Indian cricket’s real superstar Durani passes away

On Sunday, Salim Durani raised his bat one final time and left the field. He was 88.
Salim Durani trains budding cricketers at Jamnagar, Gujarat in January 2004. (Inset) He interacts with Anil Kumble at an award function in Mumbai in 2006 | pti
Salim Durani trains budding cricketers at Jamnagar, Gujarat in January 2004. (Inset) He interacts with Anil Kumble at an award function in Mumbai in 2006 | pti

On Sunday, Salim Durani raised his bat one final time and left the field. He was 88.

In the 1960s and 70s, before the men in blue and IPL, when cricketers could still walk around in the street unhindered, Durani was the closest Indian cricket had to a superstar. Decades before Indian cricketers were treated on par with Bollywood superstars, Durani starred in one, alongside Parveen Babi. 

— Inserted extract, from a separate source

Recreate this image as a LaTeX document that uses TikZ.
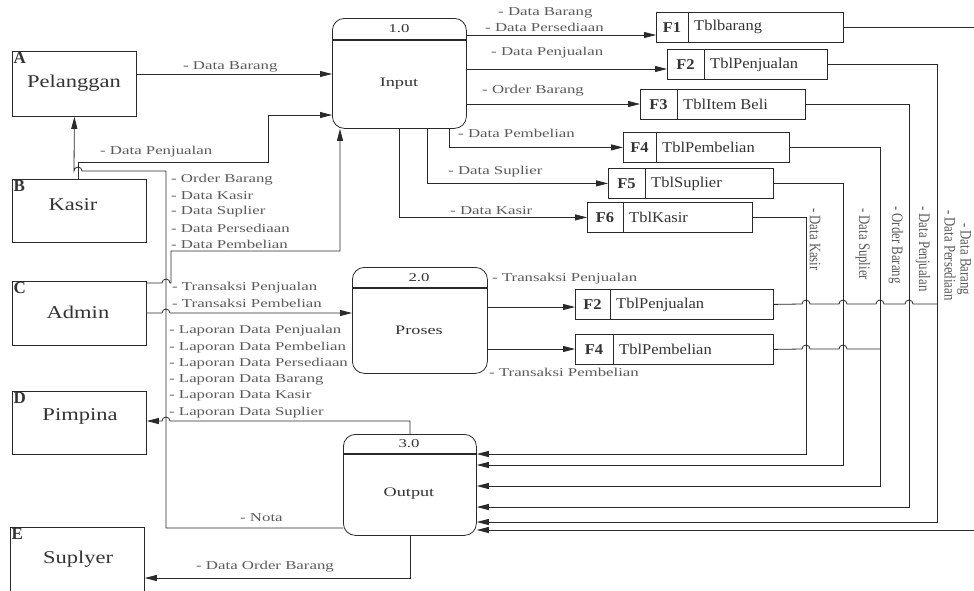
\documentclass[tikz,border=0pt]{standalone}
\usepackage{fontspec}
\setmainfont{Liberation Serif}
\newfontfamily\lblfont[FakeStretch=1.4]{Liberation Serif}
\newfontfamily\vlblfont[FakeStretch=0.8]{Liberation Serif}
\newfontfamily\entfont[FakeStretch=1.25]{Liberation Serif}
\newfontfamily\storefont[FakeStretch=1.1]{Liberation Serif}
\usetikzlibrary{arrows.meta}
\definecolor{lblgray}{HTML}{5A5A5A}
\definecolor{txtdark}{HTML}{333333}
\definecolor{linedark}{HTML}{2A2A2A}

% line jumps over a crossing vertical line
\newcommand{\hopr}[2]{-- ({#1-4},#2) arc[start angle=180,end angle=0,radius=4pt]}
\newcommand{\hopl}[2]{-- ({#1+4},#2) arc[start angle=0,end angle=180,radius=4pt]}

% data store: name, top left, width, id width, id, table
\newcommand{\datastore}[6]{%
  \node[store, minimum width=#3pt] (#1) at (#2) {};
  \draw[boxline] ([xshift=#4pt]#1.north west) -- ([xshift=#4pt]#1.south west);
  \node[storeid] (#1-id) at ([xshift=#4pt/2]#1.west) {#5};
  \node[storetext] (#1-txt) at ([xshift=#4pt+6pt]#1.west) {#6};
}

\begin{document}
\begin{tikzpicture}[x=1pt, y=-1pt,
  boxline/.style={draw=linedark, line width=0.8pt},
  entity/.style={boxline, rectangle, anchor=north west, inner sep=0pt},
  process/.style={boxline, rectangle, rounded corners=12pt, anchor=north west, inner sep=0pt},
  header/.style={draw=linedark, line width=1.6pt},
  store/.style={boxline, rectangle, anchor=north west, inner sep=0pt, minimum height=30pt},
  conn/.style={draw=linedark, line width=0.8pt},
  flow/.style={conn, -{Triangle[length=12pt,width=6pt]}},
  lbl/.style={anchor=west, inner sep=0pt, text=lblgray, font=\lblfont\fontsize{12}{14}\selectfont},
  vlbl/.style={lbl, rotate=-90, font=\vlblfont\fontsize{16}{16}\selectfont},
  entname/.style={inner sep=0pt, text=txtdark, font=\entfont\fontsize{18}{18}\selectfont},
  entid/.style={anchor=north west, inner sep=1.5pt, text=txtdark, font=\bfseries\fontsize{17}{17}\selectfont},
  procno/.style={inner sep=0pt, text=txtdark, font=\lblfont\fontsize{12}{12}\selectfont},
  procname/.style={inner sep=0pt, text=txtdark, font=\lblfont\fontsize{13}{13}\selectfont},
  storeid/.style={inner sep=0pt, text=txtdark, font=\storefont\bfseries\fontsize{15}{15}\selectfont},
  storetext/.style={anchor=west, inner sep=0pt, text=txtdark, font=\storefont\fontsize{15}{15}\selectfont}]
\useasboundingbox (0,0) rectangle (974,590);

% external entities
\node[entity, minimum width=124pt, minimum height=65pt] (Pelanggan) at (12,51) {};
\node[entid] (Pelanggan-id) at (Pelanggan.north west) {A};
\node[entname] (Pelanggan-name) at (74,83) {Pelanggan};
\node[entity, minimum width=134pt, minimum height=63pt] (Kasir) at (12,179) {};
\node[entid] (Kasir-id) at (Kasir.north west) {B};
\node[entname] (Kasir-name) at (73,205) {Kasir};
\node[entity, minimum width=134pt, minimum height=64pt] (Admin) at (12,281) {};
\node[entid] (Admin-id) at (Admin.north west) {C};
\node[entname] (Admin-name) at (78,312) {Admin};
\node[entity, minimum width=134pt, minimum height=63pt] (Pimpina) at (12,391) {};
\node[entid] (Pimpina-id) at (Pimpina.north west) {D};
\node[entname] (Pimpina-name) at (80,416) {Pimpina};
\node[entity, minimum width=134pt, minimum height=70pt] (Suplyer) at (10,527) {};
\node[entid] (Suplyer-id) at (Suplyer.north west) {E};
\node[entname] (Suplyer-name) at (78,559) {Suplyer};

% processes
\node[process, minimum width=134pt, minimum height=110pt] (Input) at (332,18) {};
\draw[header] (Input.west |- 0,40) -- (Input.east |- 0,40);
\node[procno] (Input-no) at (399,29) {1.0};
\node[procname] (Input-name) at (399,84) {Input};
\node[process, minimum width=135pt, minimum height=106pt] (Proses) at (352,267) {};
\draw[header] (Proses.west |- 0,288) -- (Proses.east |- 0,288);
\node[procno] (Proses-no) at (419,278) {2.0};
\node[procname] (Proses-name) at (419,330) {Proses};
\node[process, minimum width=133pt, minimum height=101pt] (Output) at (343,434) {};
\draw[header] (Output.west |- 0,454) -- (Output.east |- 0,454);
\node[procno] (Output-no) at (409,444) {3.0};
\node[procname] (Output-name) at (409,494) {Output};

% data stores
\datastore{F1}{656,12}{187}{32}{F1}{Tblbarang}
\datastore{F2a}{667,49}{160}{37}{F2}{TblPenjualan}
\datastore{F3}{640,89}{165}{37}{F3}{TblItem Beli}
\datastore{F4a}{623,132}{166}{33}{F4}{TblPembelian}
\datastore{F5}{608,168}{165}{37}{F5}{TblSuplier}
\datastore{F6}{587,202}{165}{36}{F6}{TblKasir}
\datastore{F2b}{575,289}{198}{35}{F2}{TblPenjualan}
\datastore{F4b}{575,334}{198}{38}{F4}{TblPembelian}

% entities to input / proses
\draw[flow] (Pelanggan.east |- 0,74) -- (Input.west |- 0,74);
\draw[flow] (Kasir.north -| 78,0) -- (78,162) -- (268,162) -- (268,115) -- (Input.west |- 0,115);
\draw[flow] (Admin.east |- 0,283) \hopr{166}{283} -- (171,283) -- (171,251) -- (340,251) -- (Input.south -| 340,0);
\draw[flow] (Admin.east |- 0,313) \hopr{166}{313} -- (Proses.west |- 0,313);

% input to stores
\draw[flow] (Input.east |- 0,35) -- (F1.west |- 0,35);
\draw[flow] (Input.east |- 0,69) -- (F2a.west |- 0,69);
\draw[flow] (Input.east |- 0,104) -- (F3.west |- 0,104);
\draw[flow] (Input.south -| 449,0) |- (F4a.west);
\draw[flow] (Input.south -| 427,0) |- (F5.west);
\draw[flow] (Input.south -| 399,0) |- (F6.west);

% proses to stores
\draw[flow] (Proses.east |- 0,307) -- (F2b.west |- 0,307);
\draw[flow] (Proses.east |- 0,349) -- (F4b.west |- 0,349);
\draw[conn] (F2b.east) \hopr{806}{304} \hopr{843}{304} \hopr{880}{304} \hopr{909}{304} -- (937,304);
\draw[conn] (F4b.east) \hopr{806}{349} \hopr{843}{349} -- (880,349);

% stores to output
\draw[flow] (F6.east) -| (806,454) -- (Output.east |- 0,454);
\draw[flow] (F5.east) -| (843,465) -- (Output.east |- 0,465);
\draw[flow] (F4a.east) -| (880,486) -- (Output.east |- 0,486);
\draw[flow] (F3.east) -| (909,507) -- (Output.east |- 0,507);
\draw[flow] (F2a.east) -| (937,522) -- (Output.east |- 0,522);
\draw[flow] (F1.east) -| (990,530) -- (Output.east |- 0,530);

% output to entities
\draw[flow] (Output.north) -- (Output.north |- 0,421) \hopl{166}{421} -- (Pimpina.east |- 0,421);
\draw[flow] (Output.west |- 0,528) -- (166,528) -- (166,171) \hopl{78}{171} -- (Pelanggan.south);
\draw[flow] (Output.south) -- (Output.south |- 0,578) -- (Suplyer.east |- 0,578);

% labels
\node[lbl] (lbl-brg) at (183,67) {- Data Barang};
\node[lbl] (lbl-pjl) at (100,152) {- Data Penjualan};
\foreach \t [count=\i] in {Order Barang, Data Kasir, Data Suplier, Data Persediaan, Data Pembelian}
  \node[lbl] (adm-\i) at (171,{164+16*\i}) {- \t};
\node[lbl] (lbl-tpj) at (172,288) {- Transaksi Penjualan};
\node[lbl] (lbl-tpb) at (172,303) {- Transaksi Pembelian};
\foreach \t [count=\i] in {Penjualan, Pembelian, Persediaan, Barang, Kasir, Suplier}
  \node[lbl] (lap-\i) at (169,{314.7+16.3*\i}) {- Laporan Data \t};
\node[lbl] (lbl-nota) at (240,518) {- Nota};
\node[lbl] (lbl-ord) at (196,567) {- Data Order Barang};
\node[lbl] (in-brg) at (498,13) {- Data Barang};
\node[lbl] (in-psd) at (485,27) {- Data Persediaan};
\node[lbl] (in-pjl) at (491,53) {- Data Penjualan};
\node[lbl] (in-ord) at (482,91) {- Order Barang};
\node[lbl] (in-pbl) at (458,133) {- Data Pembelian};
\node[lbl] (in-spl) at (448,172) {- Data Suplier};
\node[lbl] (in-ksr) at (450,211) {- Data Kasir};
\node[lbl] (pr-tpj) at (492,279) {- Transaksi Penjualan};
\node[lbl] (pr-tpb) at (489,372) {- Transaksi Pembelian};
\foreach \x/\y/\t in {815/208/Data Kasir, 863/208/Data Suplier, 896/206/Order Barang,
    923/206/Data Penjualan, 950/210/Data Persediaan, 964/223/Data Barang}
  \node[vlbl] (out-\x) at (\x,\y) {- \t};
\end{tikzpicture}
\end{document}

The Kabul-born Durani was never the most technically proficient, but more than made up for that with some audacious hitting. That, and his natural good looks, made him a fan favourite. Upon his omission from the squad for a Test against England, the people of Kanpur protested holding placards that said ‘No Durani, No Test’. 

His big-hitting ensured that his more than handy bowling abilities were never much talked about. Durani took 74 wickets in 29 Tests including three five-wicket hauls. In 1971, when India beat the fearsome West Indies in the second test — a victory that would hand Indian cricket its first series win ever — it was Durani who turned the match in the second innings, dismissing Clive Lloyd and Gary Sobers.

It is said that death often makes myths out of men, but Durani made that transition a while ago. Rarely has Indian sport had a figure who perfected the art of being colourful without being obnoxious. Everyone had stories to tell about him and when it came to Durani, no story was too far-fetched. 

In 2019, the great entertainer was gracious enough to grant this reporter an audience. His health had worsened and he was living with his niece at the time. Just as popular consciousness had relegated him to a dusty corner of cricketing history, Jamnagar had confined him to one of its most ancient corners, a room on the roof of a house that was inaccessible by car, separated from the rest of the world by a large wooden gate.

Durani held court from a worn-out blue sofa that was covered with a tattered blanket. Ill-health though had not dented his famous sense of humour of someone who, when asked why he had been omitted for a tour of England, had quipped ‘maybe, it’s too cold for me’.

Neither had his famous sense of style deserted him. It was May and Jamnagar was burning under the summer sun, but Durani would still not be seen without a blazer. The Gold Flake cigarettes that almost always featured in stories about him were lying scattered on the table, along with an assortment of keys, pills and beedi packets with the number 11 prominently featured on them. 

But perhaps most importantly, his spirit was still there, indomitable, unconquerable. As he recollected stories of fans mobbing him or begging him to hit sixes — requests that he obliged without fail — his smile betrayed genuine happiness, something that can only come towards the end of a life lived without regret. 

The final question that I put to him was whether he wished his prime had come fifty years later, in an era where big-hitting cricketers were demigods, flooded with endorsement deals and installed in the middle of a bidding war by IPL teams. His reply was accompanied by that all-conquering smile. “I am happy with what I got.”